Despite the public’s much-heralded lethargy when it comes to mathematical issues, Marilyn’s readers reacted as if she’d advocated ceding California back to Mexico. Her denial of the obvious brought her an avalanche of mail, 10,000 letters by her estimate. If you ask the American people whether they agree that plants create the oxygen in the air, light travels faster than sound, or you cannot make radioactive milk by boiling it, you will get double-digit disagreement in each case (13 percent, 24 percent, and 35 percent, respectively). But on this issue, Americans were united: Ninety-two percent agreed Marilyn was wrong.

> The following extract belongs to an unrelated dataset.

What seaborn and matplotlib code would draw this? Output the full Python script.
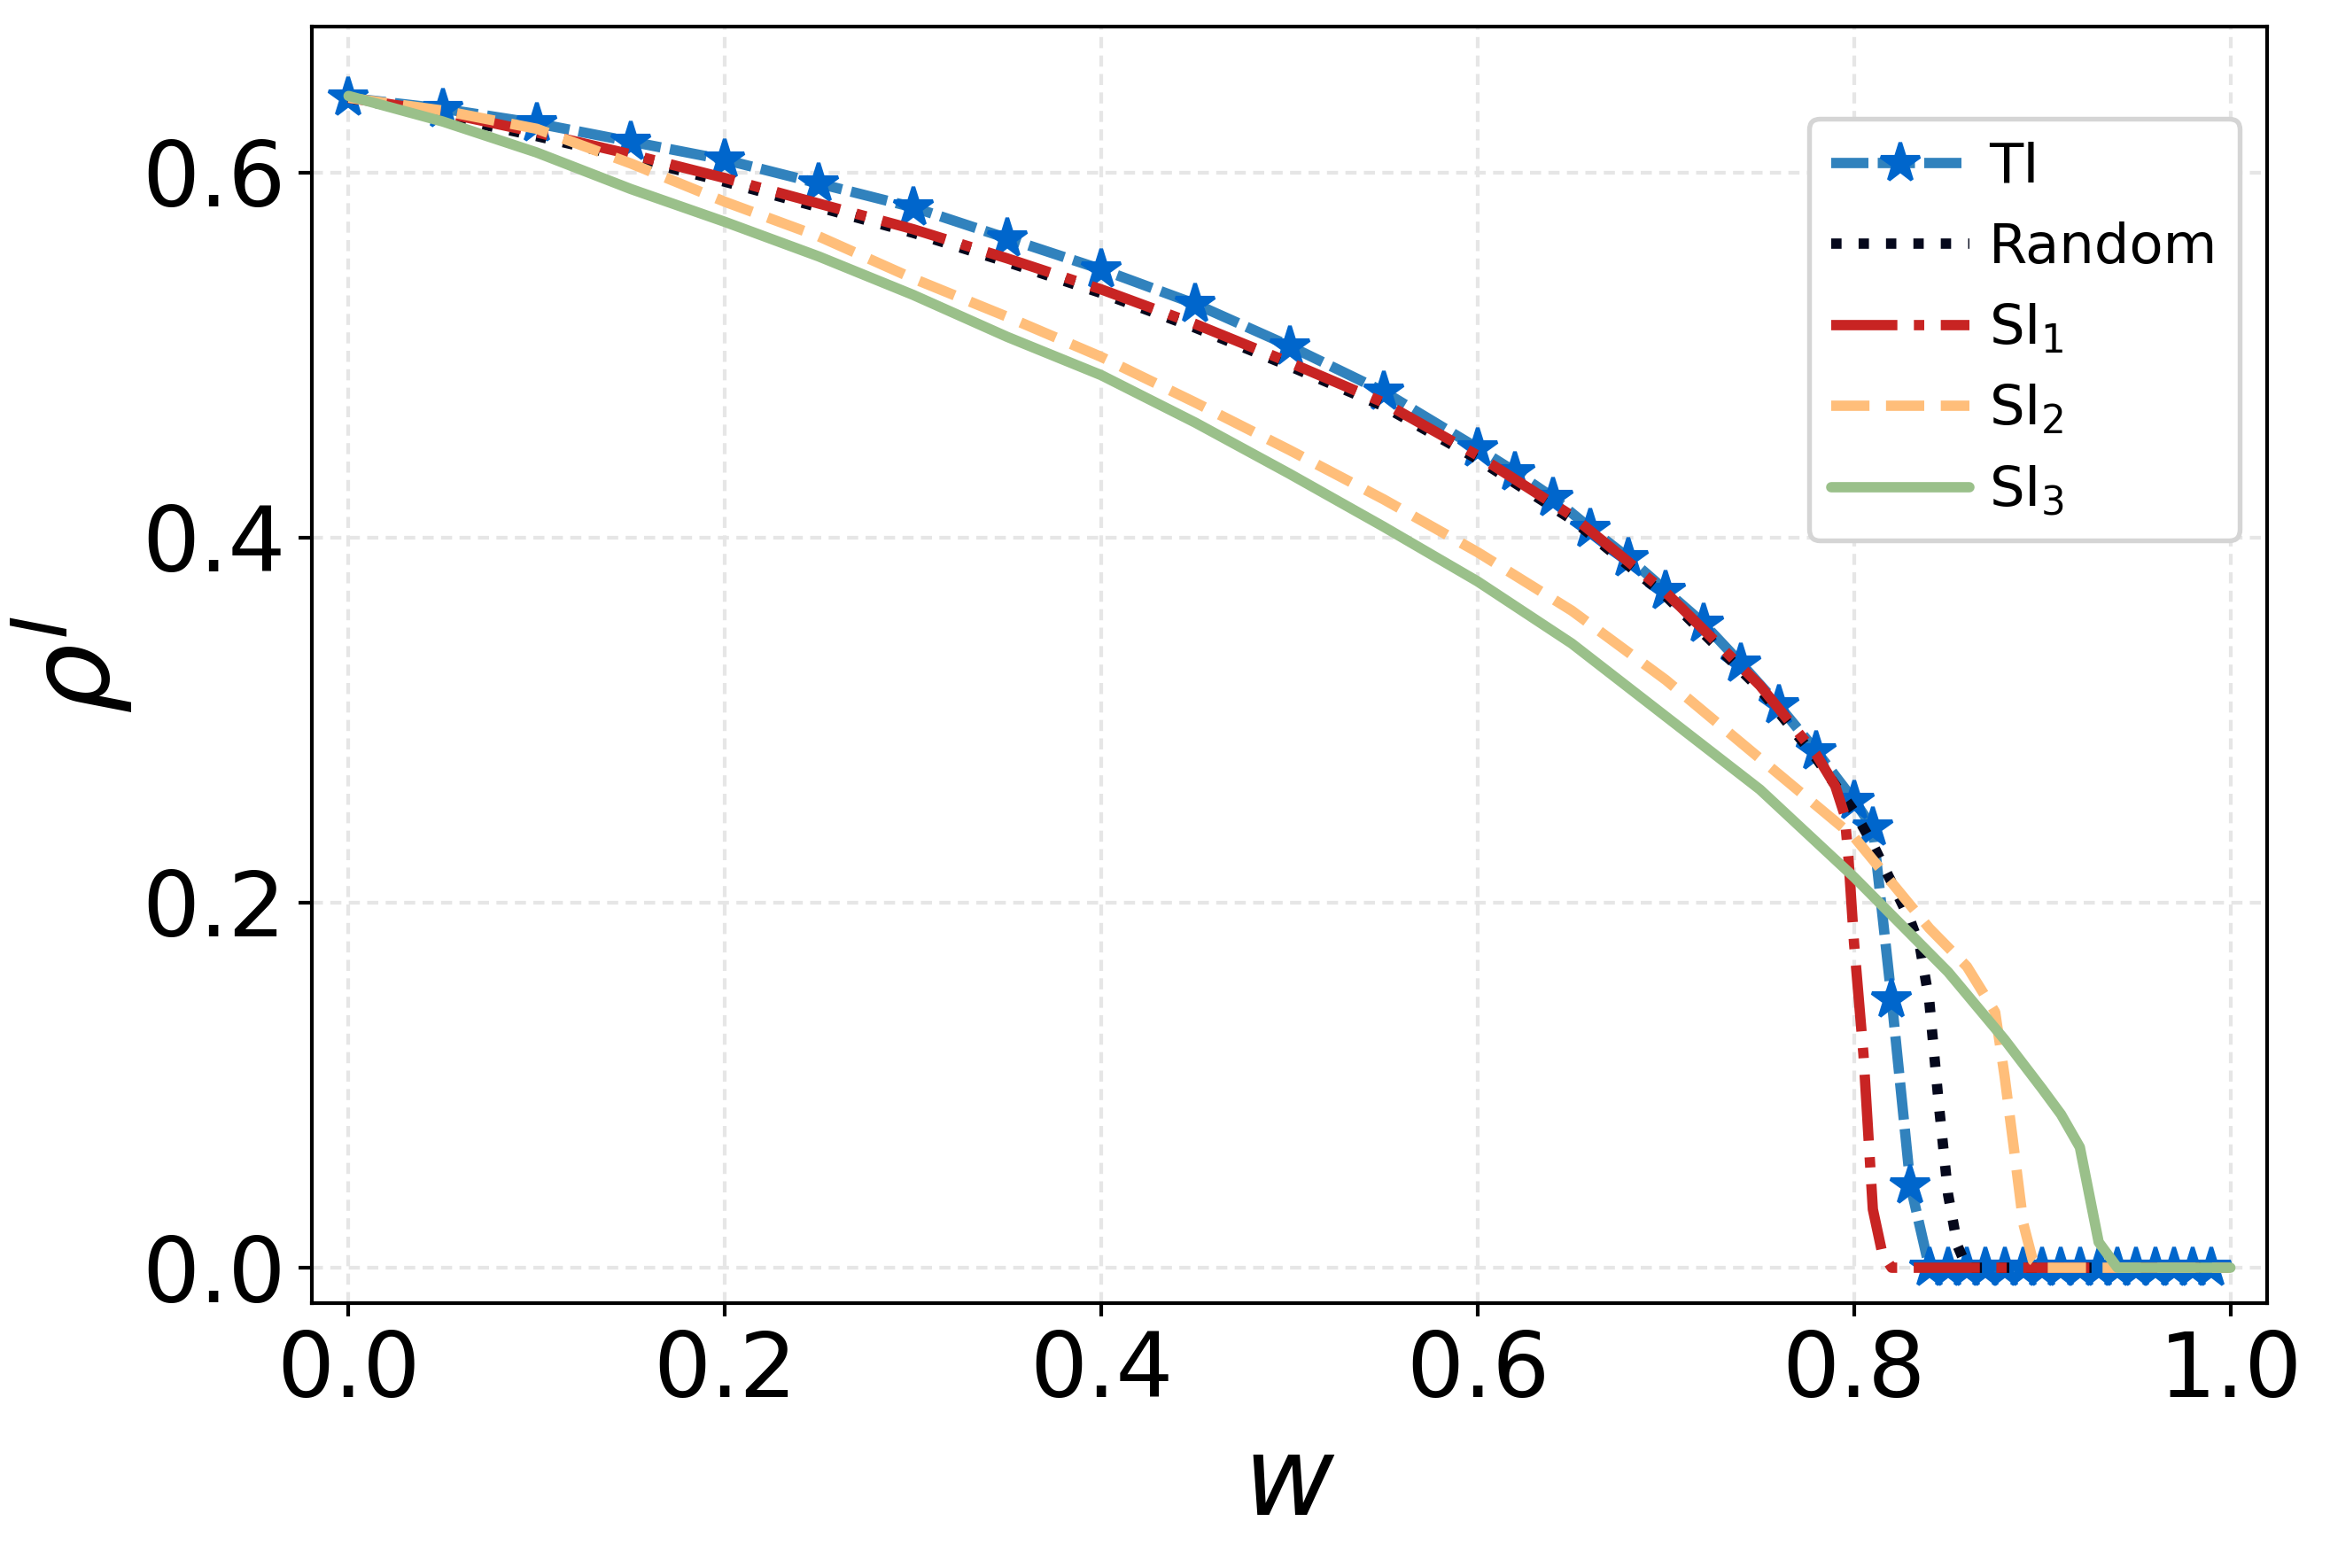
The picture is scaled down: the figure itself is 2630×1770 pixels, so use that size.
import matplotlib
matplotlib.use("Agg")
import matplotlib.pyplot as plt
import seaborn as sns

# ---------------- data ----------------
w_ti = [0.00, 0.05, 0.10, 0.15, 0.20, 0.25, 0.30, 0.35, 0.40, 0.45, 0.50, 0.55, 0.60,
        0.62, 0.64, 0.66, 0.68, 0.70, 0.72, 0.74, 0.76, 0.78,
        0.80, 0.81, 0.82, 0.83, 0.84, 0.85, 0.86, 0.87, 0.88, 0.89, 0.90, 0.91,
        0.92, 0.93, 0.94, 0.95, 0.96, 0.97, 0.98, 0.99]
rho_ti = [0.641, 0.635, 0.627, 0.617, 0.607, 0.594, 0.581, 0.564, 0.547, 0.528, 0.505, 0.480, 0.449,
          0.436, 0.422, 0.405, 0.389, 0.371, 0.353, 0.331, 0.308, 0.283,
          0.256, 0.241, 0.147, 0.045, 0.0, 0.0, 0.0, 0.0, 0.0, 0.0, 0.0, 0.0,
          0.0, 0.0, 0.0, 0.0, 0.0, 0.0, 0.0, 0.0]

w_random = [0.00, 0.05, 0.10, 0.15, 0.20, 0.25, 0.30, 0.35, 0.40, 0.45, 0.50, 0.55, 0.60,
            0.65, 0.70, 0.75, 0.78, 0.80, 0.81, 0.82, 0.83, 0.835, 0.84, 0.845, 0.85, 0.855,
            0.86, 0.90, 0.95, 1.00]
rho_random = [0.641, 0.631, 0.620, 0.608, 0.595, 0.581, 0.567, 0.551, 0.534, 0.515, 0.494, 0.472, 0.443,
              0.410, 0.368, 0.317, 0.279, 0.250, 0.232, 0.211, 0.190, 0.176, 0.146, 0.090, 0.040, 0.012,
              0.0, 0.0, 0.0, 0.0]

w_si1 = [0.00, 0.05, 0.10, 0.15, 0.20, 0.25, 0.30, 0.35, 0.40, 0.45, 0.50, 0.55, 0.60,
         0.65, 0.70, 0.75, 0.78, 0.79, 0.795, 0.797, 0.80, 0.805, 0.81, 0.815, 0.82,
         0.90, 0.95, 1.00]
rho_si1 = [0.641, 0.633, 0.622, 0.610, 0.597, 0.583, 0.569, 0.553, 0.536, 0.517, 0.496, 0.474, 0.445,
           0.412, 0.370, 0.319, 0.281, 0.264, 0.248, 0.225, 0.178, 0.117, 0.032, 0.008, 0.0,
           0.0, 0.0, 0.0]

w_si2 = [0.00, 0.05, 0.10, 0.15, 0.20, 0.25, 0.30, 0.35, 0.40, 0.45, 0.50, 0.55, 0.60,
         0.65, 0.70, 0.75, 0.80, 0.84, 0.86, 0.875, 0.88, 0.885, 0.89, 0.895, 0.90,
         0.95, 1.00]
rho_si2 = [0.641, 0.634, 0.624, 0.605, 0.584, 0.565, 0.542, 0.521, 0.499, 0.474, 0.448, 0.421, 0.392,
           0.360, 0.322, 0.279, 0.236, 0.186, 0.165, 0.140, 0.105, 0.065, 0.024, 0.004, 0.0,
           0.0, 0.0]

w_si3 = [0.00, 0.05, 0.10, 0.15, 0.20, 0.25, 0.30, 0.35, 0.40, 0.45, 0.50, 0.55, 0.60,
         0.65, 0.70, 0.75, 0.80, 0.85, 0.88, 0.90, 0.91, 0.92, 0.93, 0.94, 0.95, 1.00]
rho_si3 = [0.642, 0.628, 0.611, 0.591, 0.573, 0.554, 0.533, 0.510, 0.489, 0.463, 0.435, 0.406, 0.376,
           0.342, 0.302, 0.262, 0.214, 0.162, 0.125, 0.098, 0.084, 0.066, 0.014, 0.0, 0.0, 0.0]

labels = ["TI", "Random", r"SI$_1$", r"SI$_2$", r"SI$_3$"]
x_ticks = [0.0, 0.2, 0.4, 0.6, 0.8, 1.0]
y_ticks = [0.0, 0.2, 0.4, 0.6]

# ---------------- style ----------------
sns.set_theme(style="whitegrid")
plt.rcParams["font.family"] = ["DejaVu Sans"]
plt.rcParams["mathtext.fontset"] = "dejavusans"
plt.rcParams["text.color"] = "black"
plt.rcParams["axes.labelcolor"] = "black"
plt.rcParams["xtick.color"] = "black"
plt.rcParams["ytick.color"] = "black"

fig = plt.figure(figsize=(2630 / 300, 1770 / 300), dpi=300)
ax = fig.add_axes([352 / 2630, 1 - 1471 / 1770, (2559 - 352) / 2630, (1471 - 30) / 1770])

lw = 2.8
sns.lineplot(x=w_ti, y=rho_ti, ax=ax, color="#3182bd", linewidth=lw,
             linestyle=(0, (3.6, 0.9)), marker="*", markersize=11,
             markerfacecolor="#0066cc", markeredgecolor="#0066cc", markeredgewidth=1.0,
             label=labels[0])
sns.lineplot(x=w_random, y=rho_random, ax=ax, color="#05081c", linewidth=lw,
             linestyle=":", label=labels[1])
sns.lineplot(x=w_si1, y=rho_si1, ax=ax, color="#c82423", linewidth=lw,
             linestyle="-.", label=labels[2])
sns.lineplot(x=w_si2, y=rho_si2, ax=ax, color="#ffbe7a", linewidth=lw,
             linestyle="--", label=labels[3])
sns.lineplot(x=w_si3, y=rho_si3, ax=ax, color="#9ac08a", linewidth=lw,
             linestyle="-", label=labels[4])

ax.set_xlim(-0.0195, 1.0195)
ax.set_ylim(-0.0194, 0.680)
ax.set_xticks(x_ticks)
ax.set_yticks(y_ticks)
ax.set_xticklabels([f"{v:.1f}" for v in x_ticks])
ax.set_yticklabels([f"{v:.1f}" for v in y_ticks])
ax.tick_params(axis="both", which="major", labelsize=24.5, length=3.5, width=1.0,
               direction="out", color="black", labelcolor="black",
               left=True, bottom=True, pad=3.5)

for s in ax.spines.values():
    s.set_color("black")
    s.set_linewidth(1.0)
ax.set_facecolor("white")
ax.grid(True, linestyle=(0, (3, 2)), color="#e6e6e6", linewidth=1.0)

ax.set_xlabel(r"$w$", fontsize=30, labelpad=4, color="black")
ax.set_ylabel(r"$\rho^I$", fontsize=30, labelpad=2, color="black")

leg = ax.legend(loc="upper right", bbox_to_anchor=(0.986, 0.928), borderaxespad=0,
                fontsize=15, frameon=True, fancybox=True, framealpha=1.0,
                edgecolor="#d5d5d5", handlelength=2.5, handletextpad=0.35,
                labelspacing=0.5)
leg.get_frame().set_linewidth(1.3)
for t in leg.get_texts():
    t.set_color("black")

fig.savefig("out.png", dpi=300, facecolor="white")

Martin Gardner's Three Prisoners Problem:
Three prisoners, A, B and C, are in separate cells and sentenced to death. The governor has selected one of them at random to be pardoned. The warden knows which one is pardoned, but is not allowed to tell. Prisoner A begs the warden to let him know the identity of one of the others who is going to be executed. "If B is to be pardoned, give me C's name. If C is to be pardoned, give me B's name. And if I'm to be pardoned, flip a coin to decide whether to name B or C."
The warden tells A that B is to be executed. Prisoner A is pleased because he believes that his probability of surviving has gone up from 1/3 to 1/2, as it is now between him and C. Prisoner A secretly tells C the news, who is also pleased, because he reasons that A still has a chance of 1/3 to be the pardoned one, but his chance has gone up to 2/3. What is the correct answer?
A problem with money:
You know that your pocket contains either a $1 bill or a $20 bill (each is equally likely) and no other bills. A friend then gives you a $1 bill which you put in your pocket. Later you take a random bill from your pocket and discover that it is a $1. What is the probability that the other bill in your pocket is a $20?